Copy out all lines carrying the word "with".

(Data entries)
━━━━

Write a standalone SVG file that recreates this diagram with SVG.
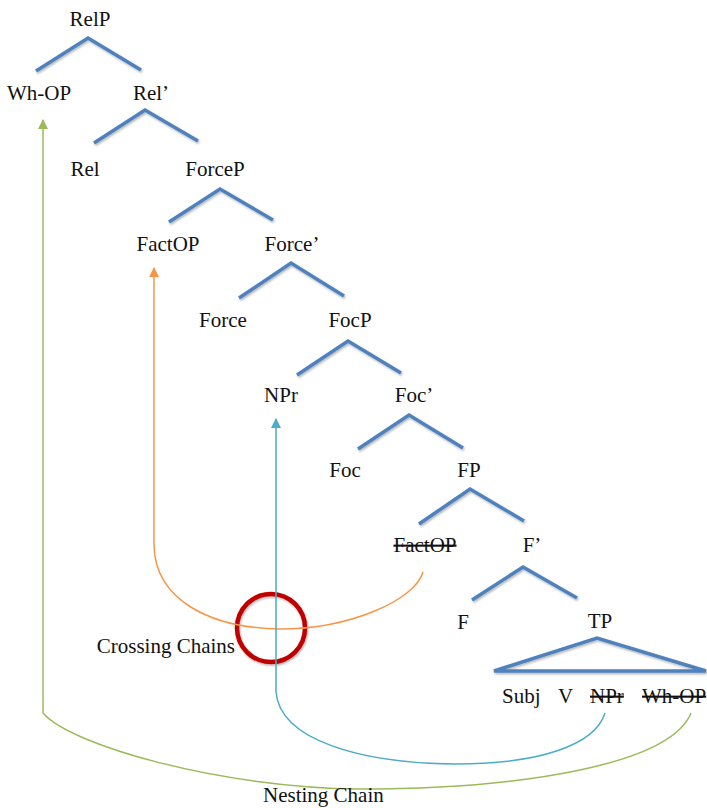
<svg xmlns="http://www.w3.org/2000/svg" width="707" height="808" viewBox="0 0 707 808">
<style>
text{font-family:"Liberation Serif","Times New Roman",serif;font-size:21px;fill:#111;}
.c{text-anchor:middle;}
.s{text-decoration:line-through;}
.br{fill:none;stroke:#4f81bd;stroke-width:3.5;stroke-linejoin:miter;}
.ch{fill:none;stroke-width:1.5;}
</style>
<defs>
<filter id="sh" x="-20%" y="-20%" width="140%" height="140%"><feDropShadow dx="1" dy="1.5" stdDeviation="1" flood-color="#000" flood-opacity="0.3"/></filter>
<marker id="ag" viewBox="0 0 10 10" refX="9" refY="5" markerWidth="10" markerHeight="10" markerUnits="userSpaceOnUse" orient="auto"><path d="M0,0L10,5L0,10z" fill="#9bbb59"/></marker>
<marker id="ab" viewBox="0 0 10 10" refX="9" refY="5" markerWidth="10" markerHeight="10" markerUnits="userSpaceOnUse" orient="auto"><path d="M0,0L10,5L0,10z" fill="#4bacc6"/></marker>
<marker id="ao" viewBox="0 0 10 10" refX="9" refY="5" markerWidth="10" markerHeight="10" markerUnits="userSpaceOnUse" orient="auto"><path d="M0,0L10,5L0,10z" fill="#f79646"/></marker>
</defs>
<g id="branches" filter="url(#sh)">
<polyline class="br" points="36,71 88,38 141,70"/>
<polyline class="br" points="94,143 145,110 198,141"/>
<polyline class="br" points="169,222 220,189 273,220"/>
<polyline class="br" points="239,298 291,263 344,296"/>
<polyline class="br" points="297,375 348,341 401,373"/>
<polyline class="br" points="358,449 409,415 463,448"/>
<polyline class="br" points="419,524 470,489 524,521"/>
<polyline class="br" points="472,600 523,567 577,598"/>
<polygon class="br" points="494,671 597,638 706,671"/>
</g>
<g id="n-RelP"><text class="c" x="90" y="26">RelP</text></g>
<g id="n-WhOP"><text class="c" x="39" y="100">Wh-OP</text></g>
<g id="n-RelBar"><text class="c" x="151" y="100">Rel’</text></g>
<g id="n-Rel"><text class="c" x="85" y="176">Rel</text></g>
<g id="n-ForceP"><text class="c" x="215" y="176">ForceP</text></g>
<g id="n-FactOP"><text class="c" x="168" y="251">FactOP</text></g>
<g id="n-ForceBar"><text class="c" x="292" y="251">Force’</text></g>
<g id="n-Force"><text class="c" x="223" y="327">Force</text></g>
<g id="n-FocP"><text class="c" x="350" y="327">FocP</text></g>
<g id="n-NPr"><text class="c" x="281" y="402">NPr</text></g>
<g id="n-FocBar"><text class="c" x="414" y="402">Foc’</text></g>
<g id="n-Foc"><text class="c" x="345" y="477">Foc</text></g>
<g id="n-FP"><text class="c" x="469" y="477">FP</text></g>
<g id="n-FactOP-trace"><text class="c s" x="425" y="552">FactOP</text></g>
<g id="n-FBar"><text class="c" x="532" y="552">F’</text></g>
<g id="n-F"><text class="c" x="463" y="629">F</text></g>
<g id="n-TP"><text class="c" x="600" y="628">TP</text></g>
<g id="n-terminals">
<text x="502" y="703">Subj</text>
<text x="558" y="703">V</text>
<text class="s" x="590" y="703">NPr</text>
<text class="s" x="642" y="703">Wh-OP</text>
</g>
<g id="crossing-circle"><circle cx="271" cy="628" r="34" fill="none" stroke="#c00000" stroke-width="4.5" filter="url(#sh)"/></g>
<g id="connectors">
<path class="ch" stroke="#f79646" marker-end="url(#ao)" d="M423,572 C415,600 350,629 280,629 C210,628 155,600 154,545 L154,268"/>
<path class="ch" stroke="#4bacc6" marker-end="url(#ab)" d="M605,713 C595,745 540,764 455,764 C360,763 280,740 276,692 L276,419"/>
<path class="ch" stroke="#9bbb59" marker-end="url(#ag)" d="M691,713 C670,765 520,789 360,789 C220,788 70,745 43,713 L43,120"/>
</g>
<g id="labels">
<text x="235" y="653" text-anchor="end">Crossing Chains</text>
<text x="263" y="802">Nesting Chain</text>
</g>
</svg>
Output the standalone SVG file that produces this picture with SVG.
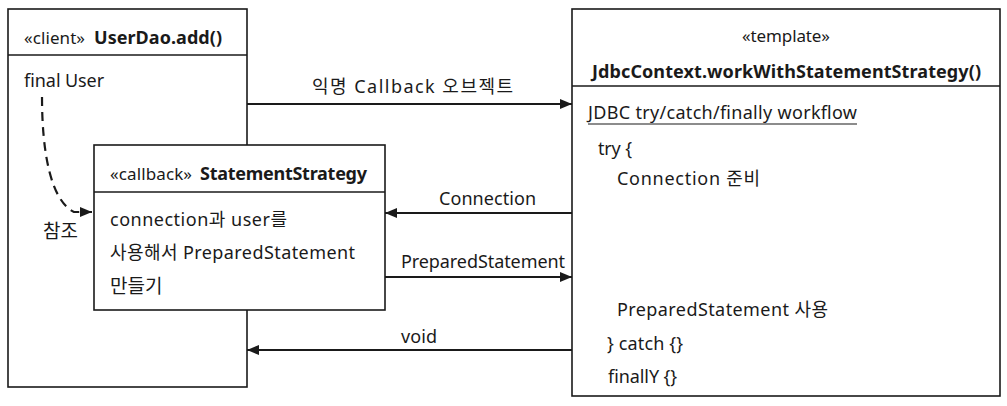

━━━━

Exercise response =
Write a standalone SVG file that recreates this diagram with SVG.
Output the standalone SVG file that produces this picture with SVG.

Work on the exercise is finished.